There's a bigger conceptual/design challenge here: TUF's security/threat model assumes that the TUF repository can always be refreshed, since the way TUF handles things like revocations is by deleting the relevant key from the repo entirely. We'll need to figure out if and how sigstore-python
should compromise on that model, if we choose to support a "full" offline mode.
In the case where we are offline and there is no cached data, we would make sure the data is still empty and have the other _get functions handle that exception. This would entail passing the offline flag to the other _get functions for ctfe / rekor keys and fulcio certs.
If offline is passed and there's no cached TUF state, we should probably produce a hard error (since there's nothing meaningful we can do, verification wise, if we don't have any root of trust).
Would a possible solution be adding a time stamp to the cached state and require it be updated every so often to function? Otherwise this does seem to be quite an impasse
Would a possible solution be adding a time stamp to the cached state and require it be updated every so often to function?

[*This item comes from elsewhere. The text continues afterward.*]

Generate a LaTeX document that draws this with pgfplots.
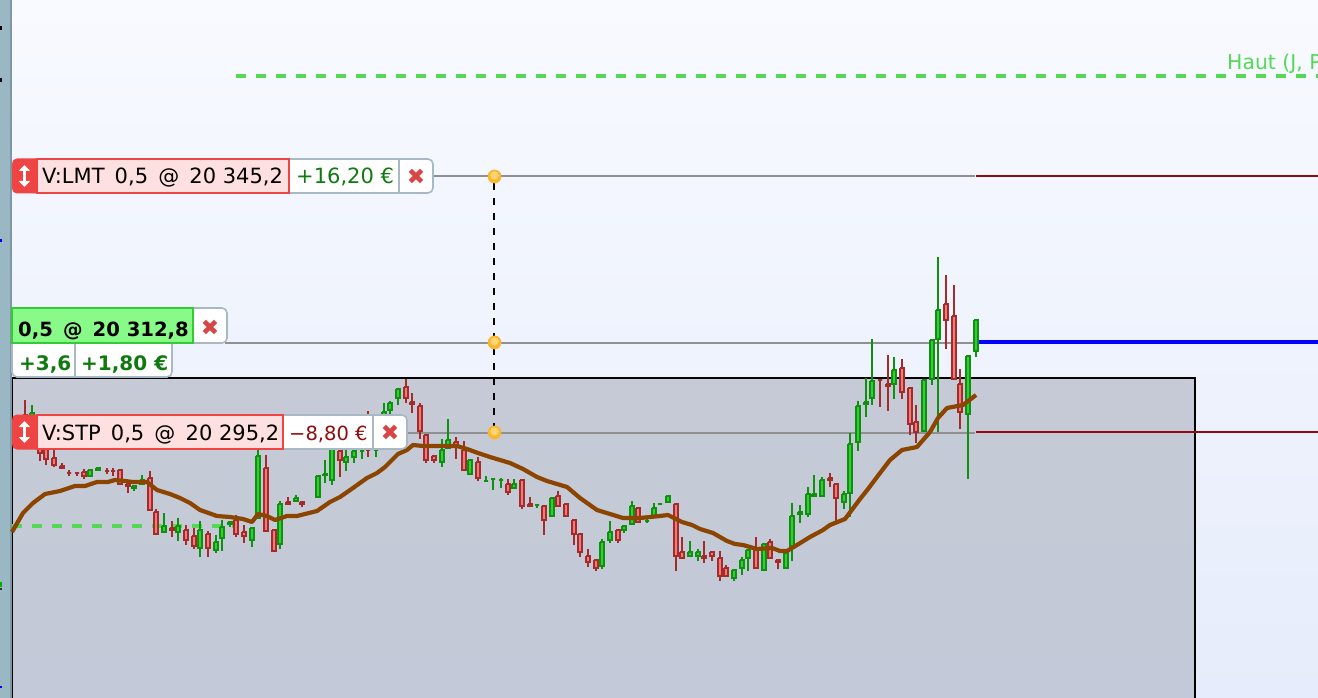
\documentclass[border=0pt]{standalone}
\usepackage{pgfplots}
\pgfplotsset{compat=1.18}
\usepackage{fontspec}
\setmainfont{DejaVu Sans}
\usetikzlibrary{arrows.meta}
\definecolor{gb}{HTML}{109010}\definecolor{gf}{HTML}{2FD02F}
\definecolor{rb}{HTML}{A52A2A}\definecolor{rf}{HTML}{F27A7A}
\definecolor{ma}{HTML}{8B4500}\definecolor{dg}{HTML}{55D855}
\definecolor{tg}{HTML}{0F7A0F}\definecolor{tr}{HTML}{8F0D0D}
\definecolor{gl}{HTML}{909090}\definecolor{bd}{HTML}{A8B8C4}
\definecolor{pk}{HTML}{FFE0E0}\definecolor{rd}{HTML}{EE4444}
\definecolor{xr}{HTML}{D94444}\definecolor{do}{HTML}{FCB52F}\definecolor{di}{HTML}{FFD670}
\newcommand\cdl[7]{%
  \addplot[#6,line width=2pt,forget plot] coordinates {(#1,#2)(#1,#5)};
  \pgfmathsetmacro\xl{#1-2}\pgfmathsetmacro\xr{#1+2}%
  \pgfmathsetmacro\yt{#3+1}\pgfmathsetmacro\yb{#4-1}%
  \addplot[draw=#6,fill=#7,line width=2pt,miter limit=10,forget plot] coordinates {(\xl,\yt)(\xr,\yt)(\xr,\yb)(\xl,\yb)(\xl,\yt)};
}
\newcommand\G[5]{\cdl{#1}{#2}{#3}{#4}{#5}{gb}{gf}}
\newcommand\R[5]{\cdl{#1}{#2}{#3}{#4}{#5}{rb}{rf}}
\begin{document}
\begin{tikzpicture}[x=1pt,y=1pt]
\path[use as bounding box] (0,0) rectangle (1318pt,698pt);
\begin{axis}[at={(0,0)},anchor=south west,scale only axis,width=1318pt,height=698pt,
  xmin=0,xmax=1318,ymin=0,ymax=698,y dir=reverse,hide axis,clip=true]
% backdrop
\fill[top color={rgb,255:red,248;green,250;blue,255},bottom color={rgb,255:red,230;green,236;blue,251},draw=none] (0,0) rectangle (1318,698);
\fill[top color={rgb,255:red,198;green,202;blue,214},bottom color={rgb,255:red,195;green,201;blue,217},draw=black,line width=1.6pt] (12,378) rectangle (1195,710);
\fill[fill={rgb,255:red,154;green,183;blue,196}] (0,0) rectangle (10,698);
\fill[fill={rgb,255:red,127;green,150;blue,166}] (10,0) rectangle (12,698);
\fill[black] (0,26) rectangle (2,30);\fill[black] (0,78) rectangle (2,82);
\fill[blue] (0,239) rectangle (2,242);\fill[green!70!black] (0,582) rectangle (2,587);
\fill[black!80] (0,588) rectangle (2,590);\fill[blue] (0,686) rectangle (2,688);
% dashed daily levels
\addplot[dg,line width=4pt,dash pattern=on 10pt off 10pt,forget plot] coordinates {(236,76)(1318,76)};
\addplot[dg,line width=4pt,dash pattern=on 10pt off 10pt,forget plot] coordinates {(12,526)(235,526)};
\node[anchor=base west,inner sep=0pt,text=dg,font=\fontsize{20.4}{21}\selectfont] at (1227,70) {Haut (J, P};
% order lines behind candles
\addplot[gl,line width=2pt,forget plot] coordinates {(430,176.5)(975,176.5)};
\addplot[gl,line width=2pt,forget plot] coordinates {(225,342.5)(975,342.5)};
\addplot[gl,line width=2pt,forget plot] coordinates {(405,432.5)(975,432.5)};
\addplot[black,line width=2pt,dash pattern=on 7pt off 8pt,forget plot] coordinates {(494,183)(494,428)};
\addplot[tr,line width=1.7pt,forget plot] coordinates {(976,176)(1318,176)};
\addplot[tr,line width=1.7pt,forget plot] coordinates {(976,432)(1318,432)};
\addplot[blue,line width=4pt,forget plot] coordinates {(976,342)(1318,342)};
% candles: x, high, body top, body bottom, low
\R{25}{400}{414}{440}{446}\G{32}{405}{412}{440}{446}\R{40}{436}{440}{454}{461}\R{46}{440}{445}{460}{465}
\R{54}{450}{457}{466}{467}\R{62}{463}{465}{469}{469}\R{69}{470}{471.5}{473.5}{476}\R{77}{472}{472}{474}{476}
\R{84}{469}{471}{477}{479}\G{90}{469}{469}{477}{477}\G{98}{467}{467}{471}{471}\R{107}{468}{470}{472}{474}
\R{113}{468}{470}{472}{476}\R{120}{469}{469}{485}{485}\R{128}{480}{483}{487}{493}\G{134}{485}{485}{489}{491}
\G{142}{475}{479}{485}{485}\R{150}{471}{477}{511}{511}\R{156}{509}{511}{535}{535}\G{164}{513}{525}{533}{533}
\R{172}{521}{527}{531}{537}\G{178}{518}{525}{533}{541}\R{186}{525}{529}{541}{545}\R{194}{528}{535}{547}{549}
\G{200}{521}{529}{549}{557}\R{208}{531}{533}{549}{557}\G{216}{535}{541}{551}{553}\G{222}{520}{526}{539}{551}
\G{230}{521}{521}{525}{527}\R{236}{515}{519}{535}{537}\R{244}{525}{531}{537}{543}\G{252}{527}{527}{541}{547}
\G{258}{450}{455}{519}{519}\R{266}{455}{467}{532}{532}\R{274}{529}{529}{552}{552}\G{280}{501}{503}{545}{549}
\R{288}{497}{501}{505}{505}\G{296}{495}{497}{502}{502}\R{302}{501}{501}{505}{507}\G{318}{475}{475}{498}{498}
\G{325}{460}{473}{476}{483}\G{332}{440}{445}{481}{485}\R{340}{440}{450}{461}{477}\G{346}{450}{456}{463}{471}
\G{354}{445}{450}{458}{463}\G{362}{441}{450}{452}{459}\R{368}{411}{449}{451}{457}\G{376}{430}{449}{451}{457}
\G{384}{403}{411}{440}{445}\G{390}{401}{402}{411}{416}\G{398}{388}{388}{399}{405}\R{406}{379}{386}{399}{403}
\R{412}{393}{401}{405}{413}\R{420}{403}{405}{432}{439}\R{426}{434}{434}{461}{463}\R{434}{455}{455}{461}{463}
\G{442}{439}{449}{463}{467}\G{448}{419}{439}{449}{449}\R{456}{437}{441}{447}{459}\R{464}{441}{449}{471}{471}
\G{470}{459}{459}{475}{475}\R{478}{457}{461}{479}{481}\G{486}{476}{480}{482}{482}\G{493}{478}{478}{480}{490}
\G{501}{478}{479}{481}{488}\R{508}{479}{483}{493}{495}\G{514}{479}{483}{489}{489}\R{522}{479}{479}{507}{509}
\R{530}{497}{503}{507}{507}\G{537}{504}{504}{506}{508}\R{544}{505}{505}{521}{535}\G{552}{497}{497}{517}{517}
\R{558}{491}{495}{507}{507}\R{566}{503}{503}{517}{517}\R{574}{519}{519}{535}{545}\R{580}{533}{533}{553}{557}
\R{588}{549}{555}{563}{567}\R{596}{559}{559}{569}{571}\G{602}{539}{541}{567}{569}\G{610}{521}{531}{541}{543}
\R{618}{529}{529}{541}{543}\G{624}{525}{525}{531}{533}\G{632}{501}{505}{525}{525}\R{638}{507}{507}{523}{523}
\G{647}{519}{520}{522}{523}\G{654}{503}{507}{517}{517}\G{660}{503}{503}{505}{505}\G{668}{495}{495}{503}{503}
\R{676}{503}{503}{557}{571}\R{682}{537}{551}{559}{559}\G{690}{541}{551}{557}{557}\G{698}{549}{551}{557}{561}
\R{704}{541}{555}{559}{563}\R{712}{551}{551}{557}{561}\R{720}{551}{557}{577}{581}\R{726}{565}{567}{577}{577}
\G{734}{569}{569}{579}{581}\G{742}{557}{559}{569}{575}\G{748}{549}{549}{559}{571}\R{756}{537}{549}{569}{569}
\G{764}{543}{543}{571}{571}\R{770}{539}{541}{559}{559}\R{778}{559}{559}{563}{569}\G{786}{552}{552}{569}{569}
\G{792}{503}{515}{547}{561}\G{800}{505}{511}{515}{523}\G{808}{487}{493}{515}{517}\G{814}{475}{493}{497}{497}
\G{822}{477}{479}{497}{497}\R{830}{473}{477}{481}{487}\R{836}{483}{483}{499}{521}\G{844}{491}{493}{503}{509}
\G{850}{433}{443}{494}{517}\G{858}{401}{405}{443}{451}\G{866}{378}{401}{405}{417}\G{872}{339}{380}{399}{405}
\R{880}{379}{379}{381}{407}\R{888}{355}{383}{387}{411}\G{894}{357}{369}{385}{399}\R{902}{359}{367}{393}{399}
\R{910}{387}{387}{425}{435}\R{916}{405}{421}{433}{443}\G{924}{379}{379}{432}{432}\G{932}{339}{339}{380}{385}
\G{938}{257}{309}{340}{432}\R{946}{275}{303}{321}{349}\R{954}{285}{315}{380}{380}\R{960}{369}{383}{413}{429}
\G{968}{355}{355}{415}{479}\G{976}{319}{319}{352}{357}
% moving average
\addplot[ma,line width=4.2pt,line join=round,forget plot] coordinates {
(12,532)(23,513)(33,503)(45,494)(60,491)(75,486)(85,486)(97,482)(108,482)(115,480)(125,481)(133,482)(147,482)(157,490)(170,494)(180,498)(190,503)(200,510)(217,516)(230,517)(243,519)(252,522)(258,514)(267,516)(275,520)(287,516)(297,516)(317,511)(330,502)(340,497)(353,488)(367,478)(377,473)(385,467)(398,454)(407,450)(413,445)(423,446)(440,446)(457,446)(467,449)(478,453)(490,457)(510,463)(523,469)(537,477)(547,481)(567,487)(580,498)(597,510)(623,518)(640,518)(660,516)(668,515)(682,522)(692,525)(700,529)(713,533)(727,541)(735,544)(743,545)(757,549)(772,548)(780,551)(787,551)(797,545)(810,537)(823,530)(830,525)(845,519)(860,499)(868,489)(877,477)(890,460)(902,450)(917,447)(930,432)(938,418)(947,408)(963,405)(976,395)};
% handles
\addplot[only marks,mark=*,mark size=6.6pt,mark options={fill=do,draw=do,line width=0.5pt},forget plot] coordinates {(494.5,176.5)(494.5,342.5)(494.5,432.5)};
\addplot[only marks,mark=*,mark size=4pt,mark options={fill=di,draw=di,line width=0.3pt},forget plot] coordinates {(494.5,175.5)(494.5,341.5)(494.5,431.5)};
% LMT order label
\draw[fill=white,draw=bd,line width=1.6pt] (289,159) [rounded corners=5pt]-- (433,159) -- (433,193) [sharp corners]-- (289,193) -- cycle;
\draw[draw=bd,line width=1.2pt] (399,159) -- (399,193);
\fill[rd] (37,158.5) [rounded corners=5pt]-- (12,158.5) -- (12,193.5) [sharp corners]-- (37,193.5) -- cycle;
\draw[white,line width=3pt,{Triangle[width=11pt,length=6pt]}-{Triangle[width=11pt,length=6pt]}] (24.5,165) -- (24.5,187);
\draw[fill=pk,draw=rd,line width=1.4pt] (37,159) rectangle (289,193);
\node[anchor=base west,inner sep=0pt,font=\fontsize{21}{21}\selectfont] at (42,184) {V:LMT\, 0,5\, @\, 20 345,2};
\node[anchor=base west,inner sep=0pt,text=tg,font=\fontsize{21}{21}\selectfont] at (296,184) {+16,20 €};
\node[text=xr,inner sep=0pt,font=\fontsize{22}{22}\selectfont] at (416,177) {✖};
% position label
\draw[fill=white,draw=bd,line width=1.6pt] (12,343) -- (172,343) [rounded corners=5pt]-- (172,377) -- (12,377) [sharp corners]-- cycle;
\draw[draw=bd,line width=1.2pt] (75,343) -- (75,377);
\draw[fill=white,draw=bd,line width=1.6pt] (193,308) [rounded corners=5pt]-- (227,308) -- (227,343) [sharp corners]-- (193,343) -- cycle;
\draw[fill={rgb,255:red,136;green,250;blue,136},draw={rgb,255:red,51;green,204;blue,51},line width=1.4pt] (12,308) rectangle (193,343);
\node[anchor=base west,inner sep=0pt,font=\bfseries\fontsize{19.6}{20}\selectfont] at (18,336) {0,5\, @\, 20 312,8};
\node[text=xr,inner sep=0pt,font=\fontsize{22}{22}\selectfont] at (210,328) {✖};
\node[anchor=base west,inner sep=0pt,text=tg,font=\bfseries\fontsize{20}{20}\selectfont] at (19,370) {+3,6};
\node[anchor=base west,inner sep=0pt,text=tg,font=\bfseries\fontsize{20}{20}\selectfont] at (81,370) {+1,80 €};
% STP order label
\draw[fill=white,draw=bd,line width=1.6pt] (283,415) [rounded corners=5pt]-- (407,415) -- (407,449) [sharp corners]-- (283,449) -- cycle;
\draw[draw=bd,line width=1.2pt] (373,415) -- (373,449);
\fill[rd] (37,414.5) [rounded corners=5pt]-- (12,414.5) -- (12,449.5) [sharp corners]-- (37,449.5) -- cycle;
\draw[white,line width=3pt,{Triangle[width=11pt,length=6pt]}-{Triangle[width=11pt,length=6pt]}] (24.5,421) -- (24.5,443);
\draw[fill=pk,draw=rd,line width=1.4pt] (37,415) rectangle (283,449);
\node[anchor=base west,inner sep=0pt,font=\fontsize{21}{21}\selectfont] at (42,440) {V:STP\, 0,5\, @\, 20 295,2};
\node[anchor=base west,inner sep=0pt,text=tr,font=\fontsize{19.5}{20}\selectfont] at (289,440) {−8,80 €};
\node[text=xr,inner sep=0pt,font=\fontsize{22}{22}\selectfont] at (390,433) {✖};
\end{axis}
\end{tikzpicture}
\end{document}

This would be the technical solution, but we'd need to work out how sigstore-python
signals that it's effectively verifying in a "degraded" capacity (similar to how offline Rekor verification is already weaker than online verification).
Some kind of warning on stderr
would probably be sufficient, but the most immediate step here is to coordinate with TUF and figure out if this is an already known use case/if they already have best practices written down somewhere.

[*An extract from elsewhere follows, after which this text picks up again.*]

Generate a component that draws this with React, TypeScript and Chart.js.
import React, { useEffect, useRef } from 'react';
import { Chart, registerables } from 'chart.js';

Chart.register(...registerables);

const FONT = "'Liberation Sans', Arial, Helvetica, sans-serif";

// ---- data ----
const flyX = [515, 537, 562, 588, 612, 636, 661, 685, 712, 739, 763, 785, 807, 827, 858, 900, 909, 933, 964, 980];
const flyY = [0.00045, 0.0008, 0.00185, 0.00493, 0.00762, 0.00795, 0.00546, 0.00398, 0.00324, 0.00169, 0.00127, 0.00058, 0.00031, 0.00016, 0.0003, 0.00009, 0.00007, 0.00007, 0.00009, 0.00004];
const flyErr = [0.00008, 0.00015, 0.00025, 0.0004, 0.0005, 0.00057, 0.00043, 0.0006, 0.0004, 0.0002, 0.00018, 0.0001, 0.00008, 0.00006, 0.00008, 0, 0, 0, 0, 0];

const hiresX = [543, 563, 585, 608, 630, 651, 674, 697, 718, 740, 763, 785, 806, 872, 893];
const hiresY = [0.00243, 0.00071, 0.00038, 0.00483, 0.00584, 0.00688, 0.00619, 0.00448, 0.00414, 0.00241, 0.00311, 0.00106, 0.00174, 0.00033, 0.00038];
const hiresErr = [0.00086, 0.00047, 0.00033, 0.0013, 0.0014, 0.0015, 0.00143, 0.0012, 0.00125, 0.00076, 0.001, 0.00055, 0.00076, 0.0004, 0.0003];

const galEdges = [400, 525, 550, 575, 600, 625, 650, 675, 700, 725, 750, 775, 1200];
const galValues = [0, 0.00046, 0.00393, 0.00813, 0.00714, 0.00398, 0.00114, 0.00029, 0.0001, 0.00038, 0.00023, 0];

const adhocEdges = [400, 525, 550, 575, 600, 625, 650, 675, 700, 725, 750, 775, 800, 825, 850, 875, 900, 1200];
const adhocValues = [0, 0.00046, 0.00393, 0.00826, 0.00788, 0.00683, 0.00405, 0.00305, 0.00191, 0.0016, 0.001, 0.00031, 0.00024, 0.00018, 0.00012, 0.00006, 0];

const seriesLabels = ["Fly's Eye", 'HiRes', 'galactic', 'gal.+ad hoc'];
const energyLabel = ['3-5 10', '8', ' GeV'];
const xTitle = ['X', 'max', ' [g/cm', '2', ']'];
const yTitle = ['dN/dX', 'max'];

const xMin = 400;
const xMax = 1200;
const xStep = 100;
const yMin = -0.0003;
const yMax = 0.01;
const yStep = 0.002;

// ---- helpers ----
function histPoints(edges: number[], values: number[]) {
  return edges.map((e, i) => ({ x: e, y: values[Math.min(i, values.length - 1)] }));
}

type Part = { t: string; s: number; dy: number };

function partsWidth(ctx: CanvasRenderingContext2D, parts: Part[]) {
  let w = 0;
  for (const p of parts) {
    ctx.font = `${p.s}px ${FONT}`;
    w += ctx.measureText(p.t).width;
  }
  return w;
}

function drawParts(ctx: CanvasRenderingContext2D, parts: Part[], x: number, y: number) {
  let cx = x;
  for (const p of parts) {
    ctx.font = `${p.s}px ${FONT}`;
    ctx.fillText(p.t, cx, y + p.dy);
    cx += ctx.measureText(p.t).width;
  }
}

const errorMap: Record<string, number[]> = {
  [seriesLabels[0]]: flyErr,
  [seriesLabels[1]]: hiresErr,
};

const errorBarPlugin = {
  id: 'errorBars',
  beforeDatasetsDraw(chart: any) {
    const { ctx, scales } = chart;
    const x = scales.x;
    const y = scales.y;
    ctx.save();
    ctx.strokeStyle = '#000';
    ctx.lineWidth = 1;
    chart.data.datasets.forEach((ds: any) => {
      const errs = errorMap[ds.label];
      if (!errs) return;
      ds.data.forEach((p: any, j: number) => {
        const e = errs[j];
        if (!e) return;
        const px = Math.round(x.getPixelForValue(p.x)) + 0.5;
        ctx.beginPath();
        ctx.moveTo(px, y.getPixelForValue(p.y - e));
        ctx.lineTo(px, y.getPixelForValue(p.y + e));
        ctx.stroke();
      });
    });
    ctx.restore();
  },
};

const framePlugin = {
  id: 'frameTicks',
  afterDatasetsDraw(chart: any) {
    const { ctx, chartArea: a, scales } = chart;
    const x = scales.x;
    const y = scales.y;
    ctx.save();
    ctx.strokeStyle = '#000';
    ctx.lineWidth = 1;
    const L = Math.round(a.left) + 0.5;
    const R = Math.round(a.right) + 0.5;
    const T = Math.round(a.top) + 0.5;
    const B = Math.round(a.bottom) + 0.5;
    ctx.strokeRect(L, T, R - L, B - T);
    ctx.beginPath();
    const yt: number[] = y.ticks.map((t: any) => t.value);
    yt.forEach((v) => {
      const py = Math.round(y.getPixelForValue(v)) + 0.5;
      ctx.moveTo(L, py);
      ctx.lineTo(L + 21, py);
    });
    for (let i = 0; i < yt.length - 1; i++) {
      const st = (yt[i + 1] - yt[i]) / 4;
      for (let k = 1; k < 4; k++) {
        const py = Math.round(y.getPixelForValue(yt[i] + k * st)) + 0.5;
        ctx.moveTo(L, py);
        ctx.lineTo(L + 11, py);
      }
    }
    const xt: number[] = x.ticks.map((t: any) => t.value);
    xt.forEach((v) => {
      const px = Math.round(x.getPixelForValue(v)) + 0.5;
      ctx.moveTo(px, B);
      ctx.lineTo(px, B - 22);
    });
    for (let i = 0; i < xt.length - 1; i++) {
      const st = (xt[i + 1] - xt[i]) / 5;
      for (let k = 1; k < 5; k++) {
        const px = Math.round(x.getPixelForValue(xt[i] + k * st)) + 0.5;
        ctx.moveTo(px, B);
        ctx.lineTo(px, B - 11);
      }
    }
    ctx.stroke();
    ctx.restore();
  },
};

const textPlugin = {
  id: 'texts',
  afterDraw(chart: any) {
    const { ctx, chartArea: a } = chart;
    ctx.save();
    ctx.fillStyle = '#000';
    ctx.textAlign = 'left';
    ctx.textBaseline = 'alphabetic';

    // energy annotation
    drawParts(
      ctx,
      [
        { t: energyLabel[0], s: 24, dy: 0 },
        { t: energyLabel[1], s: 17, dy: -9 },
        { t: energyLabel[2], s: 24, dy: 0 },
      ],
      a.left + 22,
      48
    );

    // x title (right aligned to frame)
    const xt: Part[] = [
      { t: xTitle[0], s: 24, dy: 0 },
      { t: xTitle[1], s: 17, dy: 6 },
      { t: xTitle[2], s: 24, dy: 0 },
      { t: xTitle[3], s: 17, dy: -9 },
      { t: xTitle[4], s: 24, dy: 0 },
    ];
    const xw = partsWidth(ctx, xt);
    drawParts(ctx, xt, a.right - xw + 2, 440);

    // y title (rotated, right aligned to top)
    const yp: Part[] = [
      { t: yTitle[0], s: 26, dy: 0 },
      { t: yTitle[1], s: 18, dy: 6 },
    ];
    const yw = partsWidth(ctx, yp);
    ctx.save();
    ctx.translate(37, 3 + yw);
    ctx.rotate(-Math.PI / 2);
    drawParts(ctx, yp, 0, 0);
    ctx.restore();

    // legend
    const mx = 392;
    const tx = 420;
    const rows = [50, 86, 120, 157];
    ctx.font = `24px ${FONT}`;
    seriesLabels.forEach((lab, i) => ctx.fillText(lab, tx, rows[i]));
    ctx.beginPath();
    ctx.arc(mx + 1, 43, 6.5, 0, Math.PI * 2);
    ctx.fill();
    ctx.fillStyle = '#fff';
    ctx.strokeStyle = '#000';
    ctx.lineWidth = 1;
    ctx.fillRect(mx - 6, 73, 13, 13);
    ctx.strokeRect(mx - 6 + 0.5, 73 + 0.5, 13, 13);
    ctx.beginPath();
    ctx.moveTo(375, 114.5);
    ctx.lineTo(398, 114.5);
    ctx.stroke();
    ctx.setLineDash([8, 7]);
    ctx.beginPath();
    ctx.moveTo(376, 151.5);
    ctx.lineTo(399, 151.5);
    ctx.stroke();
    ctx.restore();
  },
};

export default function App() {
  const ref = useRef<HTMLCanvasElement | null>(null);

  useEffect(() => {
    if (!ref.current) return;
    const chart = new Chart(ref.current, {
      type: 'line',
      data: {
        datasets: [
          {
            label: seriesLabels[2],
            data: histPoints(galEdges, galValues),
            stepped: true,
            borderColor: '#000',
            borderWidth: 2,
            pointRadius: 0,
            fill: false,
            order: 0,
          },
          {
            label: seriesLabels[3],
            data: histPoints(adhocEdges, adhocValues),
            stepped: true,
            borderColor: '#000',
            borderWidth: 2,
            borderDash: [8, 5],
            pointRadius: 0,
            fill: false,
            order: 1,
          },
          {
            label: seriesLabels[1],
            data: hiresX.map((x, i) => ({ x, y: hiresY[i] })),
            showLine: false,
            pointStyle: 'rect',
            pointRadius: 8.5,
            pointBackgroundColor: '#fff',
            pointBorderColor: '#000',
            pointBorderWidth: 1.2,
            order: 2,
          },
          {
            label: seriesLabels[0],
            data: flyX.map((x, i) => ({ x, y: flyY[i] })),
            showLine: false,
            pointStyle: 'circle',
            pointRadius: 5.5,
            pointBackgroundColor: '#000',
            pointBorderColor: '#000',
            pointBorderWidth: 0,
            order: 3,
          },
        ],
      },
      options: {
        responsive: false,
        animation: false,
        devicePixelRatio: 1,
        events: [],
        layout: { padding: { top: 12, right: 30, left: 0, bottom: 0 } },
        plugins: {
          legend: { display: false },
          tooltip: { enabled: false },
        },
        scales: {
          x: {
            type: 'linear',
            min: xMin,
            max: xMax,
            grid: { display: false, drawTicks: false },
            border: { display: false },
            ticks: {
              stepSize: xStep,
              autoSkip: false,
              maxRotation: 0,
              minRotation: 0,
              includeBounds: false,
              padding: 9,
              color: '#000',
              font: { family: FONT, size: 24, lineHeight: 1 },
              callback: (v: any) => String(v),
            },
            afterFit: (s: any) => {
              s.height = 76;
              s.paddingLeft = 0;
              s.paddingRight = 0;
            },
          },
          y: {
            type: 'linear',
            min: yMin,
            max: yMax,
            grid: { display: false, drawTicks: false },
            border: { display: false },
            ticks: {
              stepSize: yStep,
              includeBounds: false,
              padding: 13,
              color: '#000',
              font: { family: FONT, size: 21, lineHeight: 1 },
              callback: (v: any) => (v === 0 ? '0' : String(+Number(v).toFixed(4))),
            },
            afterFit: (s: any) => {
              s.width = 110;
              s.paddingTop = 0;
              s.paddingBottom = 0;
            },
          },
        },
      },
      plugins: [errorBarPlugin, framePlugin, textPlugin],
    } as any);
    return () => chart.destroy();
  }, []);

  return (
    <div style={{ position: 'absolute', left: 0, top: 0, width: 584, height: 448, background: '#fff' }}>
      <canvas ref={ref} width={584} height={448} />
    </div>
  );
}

This is maybe a slightly off-topic (or too high level) for this specific issue but possibly relevant so I'll write this down:
There seem to be two TUF pain points for sigstore-python:
I think both of these "issues" would be reasonable, but I wanted to see an agreement on the use cases, preferably with more details than I have above before we try to fix things.... It's so easy to "fix" the wrong thing. @woodruffw can you confirm if the above use cases are correct, if there are any others to take into account, and if they have a priority order for you?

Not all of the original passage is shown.